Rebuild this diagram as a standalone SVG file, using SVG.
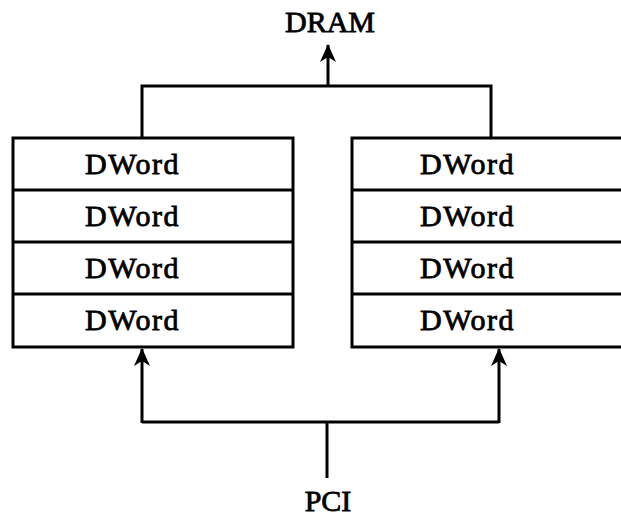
<svg xmlns="http://www.w3.org/2000/svg" width="621" height="522" viewBox="0 0 621 522">
  <style>
    .box { fill: #ffffff; stroke: #000000; stroke-width: 3; }
    .sep { stroke: #000000; stroke-width: 3; }
    .wire { fill: none; stroke: #000000; stroke-width: 3; }
    .lbl { font-family: "Liberation Serif", "Times New Roman", serif; font-size: 30px; fill: #000000; stroke: #000000; stroke-width: 0.8; }
    .dw { letter-spacing: 1.5px; }
  </style>
  <defs>
    <marker id="head" viewBox="0 0 18 16" refX="17" refY="8" markerWidth="18" markerHeight="16" markerUnits="userSpaceOnUse" orient="auto">
      <path d="M18,8 L0,0 L5,8 L0,16 Z" fill="#000000"/>
    </marker>
  </defs>

  <rect width="621" height="522" fill="#ffffff"/>

  <!-- connectors -->
  <g id="connectors">
    <!-- buffers to DRAM -->
    <polyline class="wire" points="142,138 142,86 491,86 491,138"/>
    <line class="wire" x1="328" y1="86" x2="328" y2="45" marker-end="url(#head)"/>
    <!-- PCI to buffers -->
    <line class="wire" x1="327" y1="478" x2="327" y2="422"/>
    <polyline class="wire" points="142,422 499,422"/>
    <line class="wire" x1="142" y1="423" x2="142" y2="349" marker-end="url(#head)"/>
    <line class="wire" x1="499" y1="423" x2="499" y2="349" marker-end="url(#head)"/>
  </g>

  <!-- left buffer -->
  <g id="buffer-left">
    <rect class="box" x="13" y="138" width="280" height="209"/>
    <line class="sep" x1="13" y1="190" x2="293" y2="190"/>
    <line class="sep" x1="13" y1="242" x2="293" y2="242"/>
    <line class="sep" x1="13" y1="294" x2="293" y2="294"/>
    <text class="lbl dw" x="85" y="174">DWord</text>
    <text class="lbl dw" x="85" y="226">DWord</text>
    <text class="lbl dw" x="85" y="278">DWord</text>
    <text class="lbl dw" x="85" y="330">DWord</text>
  </g>

  <!-- right buffer -->
  <g id="buffer-right">
    <rect class="box" x="352" y="138" width="280" height="209"/>
    <line class="sep" x1="352" y1="190" x2="632" y2="190"/>
    <line class="sep" x1="352" y1="242" x2="632" y2="242"/>
    <line class="sep" x1="352" y1="294" x2="632" y2="294"/>
    <text class="lbl dw" x="420" y="174">DWord</text>
    <text class="lbl dw" x="420" y="226">DWord</text>
    <text class="lbl dw" x="420" y="278">DWord</text>
    <text class="lbl dw" x="420" y="330">DWord</text>
  </g>

  <g id="dram">
    <text class="lbl" x="330" y="32" text-anchor="middle">DRAM</text>
  </g>

  <g id="pci">
    <text class="lbl" x="328" y="511" text-anchor="middle">PCI</text>
  </g>
</svg>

- _TO BE DONE_
Copy the data character for character, but drop all pictures from the copy.

- _EXERCISE OUTPUT_
Rebuild this diagram as a standalone SVG file, using SVG.
<svg xmlns="http://www.w3.org/2000/svg" width="621" height="522" viewBox="0 0 621 522">
  <style>
    .box { fill: #ffffff; stroke: #000000; stroke-width: 3; }
    .sep { stroke: #000000; stroke-width: 3; }
    .wire { fill: none; stroke: #000000; stroke-width: 3; }
    .lbl { font-family: "Liberation Serif", "Times New Roman", serif; font-size: 30px; fill: #000000; stroke: #000000; stroke-width: 0.8; }
    .dw { letter-spacing: 1.5px; }
  </style>
  <defs>
    <marker id="head" viewBox="0 0 18 16" refX="17" refY="8" markerWidth="18" markerHeight="16" markerUnits="userSpaceOnUse" orient="auto">
      <path d="M18,8 L0,0 L5,8 L0,16 Z" fill="#000000"/>
    </marker>
  </defs>

  <rect width="621" height="522" fill="#ffffff"/>

  <!-- connectors -->
  <g id="connectors">
    <!-- buffers to DRAM -->
    <polyline class="wire" points="142,138 142,86 491,86 491,138"/>
    <line class="wire" x1="328" y1="86" x2="328" y2="45" marker-end="url(#head)"/>
    <!-- PCI to buffers -->
    <line class="wire" x1="327" y1="478" x2="327" y2="422"/>
    <polyline class="wire" points="142,422 499,422"/>
    <line class="wire" x1="142" y1="423" x2="142" y2="349" marker-end="url(#head)"/>
    <line class="wire" x1="499" y1="423" x2="499" y2="349" marker-end="url(#head)"/>
  </g>

  <!-- left buffer -->
  <g id="buffer-left">
    <rect class="box" x="13" y="138" width="280" height="209"/>
    <line class="sep" x1="13" y1="190" x2="293" y2="190"/>
    <line class="sep" x1="13" y1="242" x2="293" y2="242"/>
    <line class="sep" x1="13" y1="294" x2="293" y2="294"/>
    <text class="lbl dw" x="85" y="174">DWord</text>
    <text class="lbl dw" x="85" y="226">DWord</text>
    <text class="lbl dw" x="85" y="278">DWord</text>
    <text class="lbl dw" x="85" y="330">DWord</text>
  </g>

  <!-- right buffer -->
  <g id="buffer-right">
    <rect class="box" x="352" y="138" width="280" height="209"/>
    <line class="sep" x1="352" y1="190" x2="632" y2="190"/>
    <line class="sep" x1="352" y1="242" x2="632" y2="242"/>
    <line class="sep" x1="352" y1="294" x2="632" y2="294"/>
    <text class="lbl dw" x="420" y="174">DWord</text>
    <text class="lbl dw" x="420" y="226">DWord</text>
    <text class="lbl dw" x="420" y="278">DWord</text>
    <text class="lbl dw" x="420" y="330">DWord</text>
  </g>

  <g id="dram">
    <text class="lbl" x="330" y="32" text-anchor="middle">DRAM</text>
  </g>

  <g id="pci">
    <text class="lbl" x="328" y="511" text-anchor="middle">PCI</text>
  </g>
</svg>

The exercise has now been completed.